Warning: spoilers ahead

Nineteen year old Claire (Lauren Currie Lewis), trying to get through community college while working in her small town, has a disturbing experience. Instead of her boyfriend Jimmy (Cody Darbe) who is usually doing this, she is picked up by a really creepy guy (Chris Ferry) driving Jimmy’s pick-up after work. The man explains Jimmy couldn’t make it and sent him instead. Not surprisingly, he turns out to be a crazy killer who cuts Claire’s face off.

At that point, Claire wakes up at her job, to be picked up by Jimmy instead of the creepy killer. However, her experience wasn’t just a bad dream, for Claire now finds herself stricken by a feeling of dread, always expecting somebody to step out of the shadows, always feeling someone behind her, while the people around her tend to act a bit off. Sometimes, the killer appears again too, until Claire suddenly wakes up again only for things to repeat themselves in increasingly surreal variations. Claire does her damndest to find out what’s going on but the answer to that question might not be one she’s going to like.

“Indie horror film shot in Ohio in the 2000s” isn’t exactly the sort of description that makes me run out to watch a film. Certainly, there are some good to brilliant lower than low budget films around that keep the spirit of the local/regional cinema of the 70s and 80s alive but more often than not, this sort of thing turns out to be a film whose only redeeming virtue is that the people making it clearly meant well.

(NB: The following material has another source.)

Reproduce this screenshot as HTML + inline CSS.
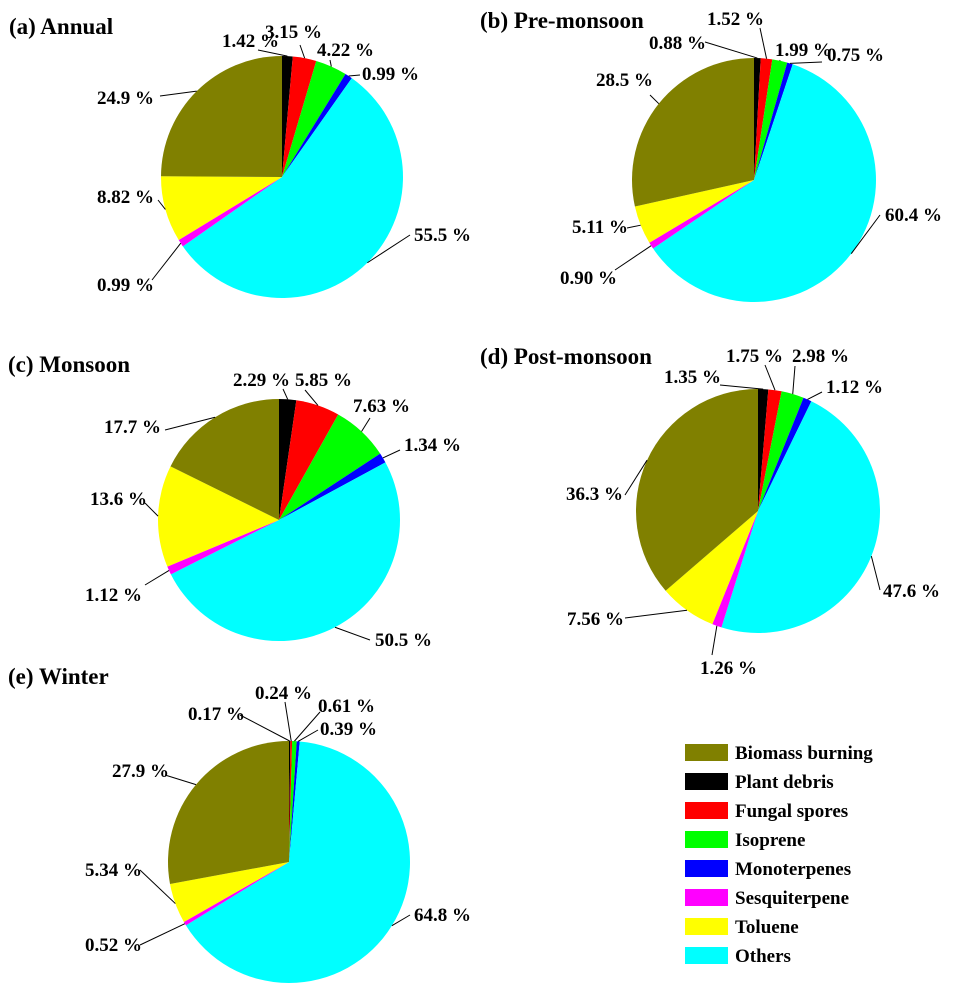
<!DOCTYPE html>
<html><head><meta charset="utf-8"><style>
body{margin:0;background:#fff}
svg{display:block}
text{font-family:"Liberation Serif",serif;font-weight:bold;font-size:19px;fill:#000}
.t{font-size:23px}
</style></head><body>
<svg id="s" width="959" height="992" xmlns="http://www.w3.org/2000/svg">
<g id="pies"></g>
<text class="t" x="9" y="34">(a) Annual</text>
<text x="222" y="47">1.42 %</text><text x="265" y="38">3.15 %</text><text x="317" y="56">4.22 %</text><text x="362" y="80">0.99 %</text>
<text x="97" y="104">24.9 %</text><text x="97" y="203">8.82 %</text><text x="414" y="241">55.5 %</text><text x="97" y="291">0.99 %</text>
<text class="t" x="480" y="28">(b) Pre-monsoon</text>
<text x="707" y="25">1.52 %</text><text x="649" y="49">0.88 %</text><text x="775" y="56">1.99 %</text><text x="827" y="61">0.75 %</text>
<text x="596" y="86">28.5 %</text><text x="885" y="221">60.4 %</text><text x="572" y="233">5.11 %</text><text x="560" y="284">0.90 %</text>
<text class="t" x="8" y="372">(c) Monsoon</text>
<text x="233" y="386">2.29 %</text><text x="295" y="386">5.85 %</text><text x="353" y="412">7.63 %</text><text x="404" y="451">1.34 %</text>
<text x="104" y="433">17.7 %</text><text x="90" y="505">13.6 %</text><text x="85" y="601">1.12 %</text><text x="375" y="646">50.5 %</text>
<text class="t" x="480" y="364">(d) Post-monsoon</text>
<text x="726" y="362">1.75 %</text><text x="792" y="362">2.98 %</text><text x="664" y="383">1.35 %</text><text x="826" y="393">1.12 %</text>
<text x="566" y="500">36.3 %</text><text x="883" y="597">47.6 %</text><text x="567" y="625">7.56 %</text><text x="700" y="674">1.26 %</text>
<text class="t" x="8" y="684">(e) Winter</text>
<text x="255" y="699">0.24 %</text><text x="188" y="720">0.17 %</text><text x="318" y="712">0.61 %</text><text x="320" y="735">0.39 %</text>
<text x="112" y="777">27.9 %</text><text x="85" y="876">5.34 %</text><text x="414" y="921">64.8 %</text><text x="85" y="951">0.52 %</text>
<g>
<rect x="685" y="744" width="43" height="17" fill="#808000"/><text x="735" y="759">Biomass burning</text>
<rect x="685" y="773" width="43" height="17" fill="#000"/><text x="735" y="788">Plant debris</text>
<rect x="685" y="802" width="43" height="17" fill="#f00"/><text x="735" y="817">Fungal spores</text>
<rect x="685" y="831" width="43" height="17" fill="#0f0"/><text x="735" y="846">Isoprene</text>
<rect x="685" y="860" width="43" height="17" fill="#00f"/><text x="735" y="875">Monoterpenes</text>
<rect x="685" y="889" width="43" height="17" fill="#f0f"/><text x="735" y="904">Sesquiterpene</text>
<rect x="685" y="918" width="43" height="17" fill="#ff0"/><text x="735" y="933">Toluene</text>
<rect x="685" y="947" width="43" height="17" fill="#0ff"/><text x="735" y="962">Others</text>
</g>
</svg>
<script>
var cols=["#000","#f00","#0f0","#00f","#0ff","#f0f","#ff0","#808000"];
var P=[
[282,177,121,[1.42,3.15,4.22,0.99,55.5,0.99,8.82,24.9],[[258,50],[300,45],[330,60],[360,75],[410,235],[152,280],[158,200],[160,96]]],
[754,180,122,[0.88,1.52,1.99,0.75,60.4,0.90,5.11,28.5],[[705,42],[760,28],[780,60],[822,62],[880,215],[615,270],[627,228],[650,95]]],
[279,520,121,[2.29,5.85,7.63,1.34,50.5,1.12,13.6,17.7],[[283,389],[305,390],[370,418],[400,450],[370,640],[145,585],[145,503],[165,430]]],
[758,511,122,[1.35,1.75,2.98,1.12,47.6,1.26,7.56,36.3],[[720,385],[765,365],[795,366],[822,392],[880,590],[712,655],[625,618],[625,495]]],
[289,862,121,[0.17,0.24,0.61,0.39,64.8,0.52,5.34,27.9],[[240,715],[285,702],[320,712],[318,730],[410,915],[140,945],[140,870],[165,775]]]];
var g=document.getElementById("pies"),h="";
P.forEach(function(p){var cx=p[0],cy=p[1],r=p[2],v=p[3],an=p[4],tot=v.reduce(function(a,b){return a+b},0),a=0;
v.forEach(function(x,i){var a0=a/tot*2*Math.PI,a1=(a+x)/tot*2*Math.PI;a+=x;
var x0=cx+r*Math.sin(a0),y0=cy-r*Math.cos(a0),x1=cx+r*Math.sin(a1),y1=cy-r*Math.cos(a1);
h+='<path d="M'+cx+','+cy+'L'+x0+','+y0+'A'+r+','+r+' 0 '+((a1-a0)>Math.PI?1:0)+' 1 '+x1+','+y1+'Z" fill="'+cols[i]+'"/>';
var m=(a0+a1)/2;h+='<line x1="'+(cx+r*Math.sin(m))+'" y1="'+(cy-r*Math.cos(m))+'" x2="'+an[i][0]+'" y2="'+an[i][1]+'" stroke="#000" stroke-width="1"/>';
});});
g.innerHTML=h;
</script>
</body></html>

However, Jeff and Josh Crooks’s Salvage turns out to belong to the small group of the pretty brilliant ones, avoiding all the pitfalls of tiny productions. So instead of scenes that go on and on and on struggling to understand how transitions are supposed to work (or simply what the point of any given scene is), this is a tightly edited piece that never meanders but always pushes its narrative forward and its protagonist deeper into things, even though the forward momentum here from time to time happens by taking a step back. Instead of actors stiffly ACTING(!), we have a naturalistic and very effective performance by Lewis, some really creepy stuff by Ferry and generally decent performances by the rest working with dialogue that just works as things you believe coming out of these people’s mouths, Mostly, that is – I was not terribly convinced by the handful of more humorous moments, but these are so few and far between they don’t matter much.

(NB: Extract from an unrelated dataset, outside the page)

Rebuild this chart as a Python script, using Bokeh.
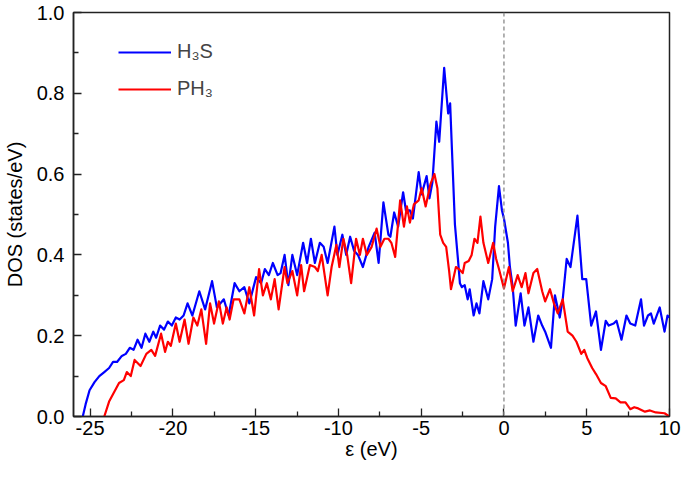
from bokeh.plotting import figure
from bokeh.models import Range1d, Span, Legend, LegendItem, FixedTicker
from bokeh.embed import file_html
from bokeh.resources import INLINE

# ---------------- data ----------------
h3s_e = [-25.44, -25.27, -25.03, -24.73, -24.44, -24.14, -23.85, -23.61, -23.37, -23.08,
         -22.84, -22.60, -22.37, -22.13, -21.89, -21.66, -21.42, -21.18, -21.01, -20.77,
         -20.53, -20.30, -20.06, -19.82, -19.59, -19.35, -19.11, -18.82, -18.40, -18.05,
         -17.63, -17.34, -16.92, -16.63, -16.27, -15.98, -15.68, -15.38, -14.97, -14.67,
         -14.44, -14.20, -13.96, -13.67, -13.49, -13.25, -13.02, -12.78, -12.49, -12.13,
         -11.89, -11.66, -11.42, -11.12, -10.89, -10.65, -10.24, -10.06, -9.76, -9.53,
         -9.29, -9.05, -8.82, -8.52, -8.17, -7.81, -7.57, -7.28, -6.98, -6.86,
         -6.63, -6.39, -6.09, -5.92, -5.68, -5.50, -5.15, -4.97, -4.67, -4.50,
         -4.32, -4.08, -3.91, -3.61, -3.37, -3.25, -3.14, -2.96, -2.78, -2.66,
         -2.54, -2.37, -2.19, -2.07, -1.83, -1.66, -1.48, -1.24, -0.95, -0.71,
         -0.53, -0.30, -0.12, 0.00, 0.24, 0.36, 0.53, 0.71, 1.01, 1.24,
         1.48, 1.78, 2.07, 2.31, 2.49, 2.84, 3.08, 3.37, 3.55, 3.79,
         4.02, 4.44, 4.62, 4.73, 4.97, 5.27, 5.56, 5.86, 6.15, 6.33,
         6.63, 6.80, 7.10, 7.40, 7.63, 7.93, 8.28, 8.46, 8.70, 8.88,
         9.05, 9.41, 9.70, 9.88, 10.0]
h3s_dos = [0.0, 0.03, 0.065, 0.085, 0.10, 0.11, 0.12, 0.135, 0.135, 0.15,
           0.155, 0.17, 0.165, 0.19, 0.17, 0.205, 0.185, 0.21, 0.195, 0.225,
           0.215, 0.235, 0.225, 0.245, 0.24, 0.25, 0.28, 0.25, 0.31, 0.265,
           0.335, 0.27, 0.29, 0.25, 0.33, 0.31, 0.32, 0.28, 0.345, 0.33,
           0.365, 0.35, 0.38, 0.35, 0.355, 0.40, 0.325, 0.40, 0.35, 0.43,
           0.38, 0.44, 0.38, 0.43, 0.42, 0.38, 0.47, 0.40, 0.45, 0.40,
           0.445, 0.41, 0.40, 0.37, 0.42, 0.455, 0.38, 0.53, 0.45, 0.445,
           0.505, 0.47, 0.555, 0.51, 0.51, 0.49, 0.605, 0.55, 0.595, 0.54,
           0.58, 0.73, 0.68, 0.863, 0.75, 0.775, 0.66, 0.475, 0.39, 0.33,
           0.32, 0.325, 0.29, 0.315, 0.25, 0.28, 0.255, 0.335, 0.29, 0.34,
           0.47, 0.57, 0.51, 0.49, 0.43, 0.37, 0.32, 0.225, 0.305, 0.225,
           0.27, 0.185, 0.25, 0.225, 0.21, 0.17, 0.30, 0.245, 0.29, 0.39,
           0.37, 0.497, 0.40, 0.34, 0.34, 0.225, 0.26, 0.165, 0.237, 0.225,
           0.23, 0.237, 0.19, 0.25, 0.23, 0.225, 0.29, 0.225, 0.25, 0.255,
           0.23, 0.27, 0.21, 0.25, 0.245]

ph3_e = [-24.14, -23.85, -23.55, -23.25, -22.96, -22.78, -22.54, -22.31, -21.95, -21.60,
         -21.30, -21.07, -20.71, -20.47, -20.30, -20.12, -19.82, -19.59, -19.29, -19.05,
         -18.76, -18.52, -18.28, -17.99, -17.75, -17.51, -17.22, -16.98, -16.75, -16.57,
         -16.33, -15.98, -15.68, -15.38, -15.09, -14.79, -14.56, -14.32, -14.08, -13.85,
         -13.61, -13.25, -13.08, -12.78, -12.49, -12.25, -12.07, -11.72, -11.42, -11.24,
         -11.01, -10.65, -10.41, -10.12, -9.94, -9.70, -9.47, -9.23, -8.93, -8.70,
         -8.52, -8.28, -7.99, -7.69, -7.46, -7.22, -6.98, -6.80, -6.57, -6.27,
         -6.04, -5.86, -5.68, -5.44, -5.15, -4.97, -4.73, -4.44, -4.20, -4.02,
         -3.85, -3.67, -3.49, -3.31, -3.20, -2.90, -2.72, -2.49, -2.37, -2.13,
         -1.95, -1.78, -1.60, -1.42, -1.24, -0.95, -0.65, -0.47, -0.30, 0.00,
         0.30, 0.53, 0.83, 1.07, 1.30, 1.48, 1.78, 2.01, 2.31, 2.49,
         2.78, 3.02, 3.25, 3.55, 3.85, 4.14, 4.38, 4.67, 4.85, 5.03,
         5.33, 5.56, 5.86, 6.15, 6.45, 6.75, 7.04, 7.34, 7.63, 7.87,
         8.11, 8.52, 8.82, 9.17, 9.70, 10.0]
ph3_dos = [0.0, 0.037, 0.06, 0.083, 0.09, 0.11, 0.10, 0.14, 0.125, 0.155,
           0.165, 0.15, 0.205, 0.16, 0.185, 0.175, 0.23, 0.185, 0.24, 0.18,
           0.245, 0.225, 0.265, 0.18, 0.28, 0.23, 0.285, 0.23, 0.27, 0.24,
           0.29, 0.29, 0.255, 0.32, 0.25, 0.365, 0.30, 0.33, 0.29, 0.34,
           0.265, 0.37, 0.33, 0.36, 0.30, 0.375, 0.31, 0.375, 0.37, 0.36,
           0.40, 0.30, 0.37, 0.425, 0.37, 0.44, 0.40, 0.33, 0.44, 0.40,
           0.44, 0.40, 0.42, 0.465, 0.42, 0.44, 0.44, 0.43, 0.395, 0.535,
           0.47, 0.52, 0.48, 0.525, 0.535, 0.565, 0.52, 0.575, 0.60, 0.565,
           0.45, 0.43, 0.42, 0.36, 0.315, 0.37, 0.365, 0.355, 0.38, 0.385,
           0.40, 0.44, 0.43, 0.495, 0.43, 0.38, 0.43, 0.39, 0.365, 0.317,
           0.37, 0.31, 0.35, 0.32, 0.355, 0.305, 0.355, 0.365, 0.31, 0.285,
           0.315, 0.28, 0.255, 0.29, 0.21, 0.20, 0.185, 0.155, 0.165, 0.145,
           0.12, 0.105, 0.083, 0.075, 0.046, 0.045, 0.035, 0.035, 0.018, 0.023,
           0.02, 0.012, 0.015, 0.01, 0.008, 0.0]

x_ticks = [-25, -20, -15, -10, -5, 0, 5, 10]
x_tick_labels = ["-25", "-20", "-15", "-10", "-5", "0", "5", "10"]
x_minor = [-22.5, -17.5, -12.5, -7.5, -2.5, 2.5, 7.5]
y_ticks = [0.0, 0.2, 0.4, 0.6, 0.8, 1.0]
y_tick_labels = ["0.0", "0.2", "0.4", "0.6", "0.8", "1.0"]
y_minor = [0.1, 0.3, 0.5, 0.7, 0.9]
series_names = ["H\u2083S", "PH\u2083"]

FONT = "Liberation Sans"
FS = "20px"

p = figure(width=681, height=462, output_backend="svg", toolbar_location=None,
           x_range=Range1d(-26.0, 10.0), y_range=Range1d(0.0, 1.0),
           min_border_left=70, min_border_right=12, min_border_top=12, min_border_bottom=44)
p.grid.visible = False
p.background_fill_color = "white"
p.border_fill_color = "white"
p.outline_line_color = "#222222"
p.outline_line_width = 1.5

r1 = p.line(h3s_e, h3s_dos, line_color="#0000ff", line_width=2.2, line_join="round")
r2 = p.line(ph3_e, ph3_dos, line_color="#ff0000", line_width=2.2, line_join="round")

p.add_layout(Span(location=0, dimension="height", line_color="#888888",
                  line_dash="4 3", line_width=1.3))

p.xaxis.ticker = FixedTicker(ticks=x_ticks, minor_ticks=x_minor)
p.yaxis.ticker = FixedTicker(ticks=y_ticks, minor_ticks=y_minor)
p.xaxis.major_label_overrides = {t: l for t, l in zip(x_ticks, x_tick_labels)}
p.yaxis.major_label_overrides = {t: l for t, l in zip(y_ticks, y_tick_labels)}

for ax in (p.xaxis[0], p.yaxis[0]):
    ax.major_tick_in = 8
    ax.major_tick_out = 0
    ax.minor_tick_in = 5
    ax.minor_tick_out = 0
    ax.axis_line_color = "#222222"
    ax.axis_line_width = 1.5
    ax.major_tick_line_color = "#222222"
    ax.minor_tick_line_color = "#222222"
    ax.major_tick_line_width = 1.3
    ax.minor_tick_line_width = 1.3
    ax.major_label_text_font = FONT
    ax.major_label_text_font_size = FS
    ax.major_label_text_color = "black"
    ax.axis_label_text_font = FONT
    ax.axis_label_text_font_size = FS
    ax.axis_label_text_font_style = "normal"
    ax.axis_label_text_color = "black"

p.xaxis.axis_label = "\u03b5 (eV)"
p.yaxis.axis_label = "DOS (states/eV)"
p.xaxis.major_label_standoff = 4
p.xaxis.axis_label_standoff = 0
p.yaxis.major_label_standoff = 9
p.yaxis.axis_label_standoff = 8

legend = Legend(items=[LegendItem(label=series_names[0], renderers=[r1]),
                       LegendItem(label=series_names[1], renderers=[r2])],
                location=(45, 316), margin=0, padding=0, spacing=14,
                glyph_width=53, glyph_height=22, label_height=22, label_standoff=6,
                label_text_font=FONT, label_text_font_size=FS,
                background_fill_alpha=0, border_line_alpha=0)
p.add_layout(legend)

open("out.html", "w").write(file_html(p, INLINE))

What does matter is how well Salvage works with some well-worn genre tropes, given the narrative twist a genre-savvy viewer will expect  a further little turn, making it infinitely more interesting. The writer/directors also manage for their film what many a mainstream production with a twisty plot often not even tries to do and play fair with the audience, providing all the information to understand what’s actually going on well in advance and trusting their telling of the tale to be compelling enough to keep the viewers who get it watching.

That’s a well-made bet, for Salvage is nothing if not engrossing. It’s not just the tight editing and clever writing that makes this one so great. There’s also the sure-handed way the directors make use of the local colour – or perhaps a lack thereof – of the place where this was shot, making the surroundings feel like a real dead-end town. This does of course make the increasing weirdness of the things Claire goes through even more effective, for they break the rules of a well established reality instead of just being weird for weirdness sake. Last but not least, the Crooks (which is probably not the moniker the directors would have wanted, so sorry) are very good at suspense and horror scenes in the classic style, despite a handful of jump scares clearly preferring the creeping dread to shouting boo, creating many of the best moments of horror and excitement here out of of limited visibility, slow movement, and the knowledge there’s something lurking just around a corner.

Salvage is a truly fine film, is what I’m trying to say, the sort of film that quickly made me forget it must have been shot on a shoe-string budget through the power of really great genre filmmaking.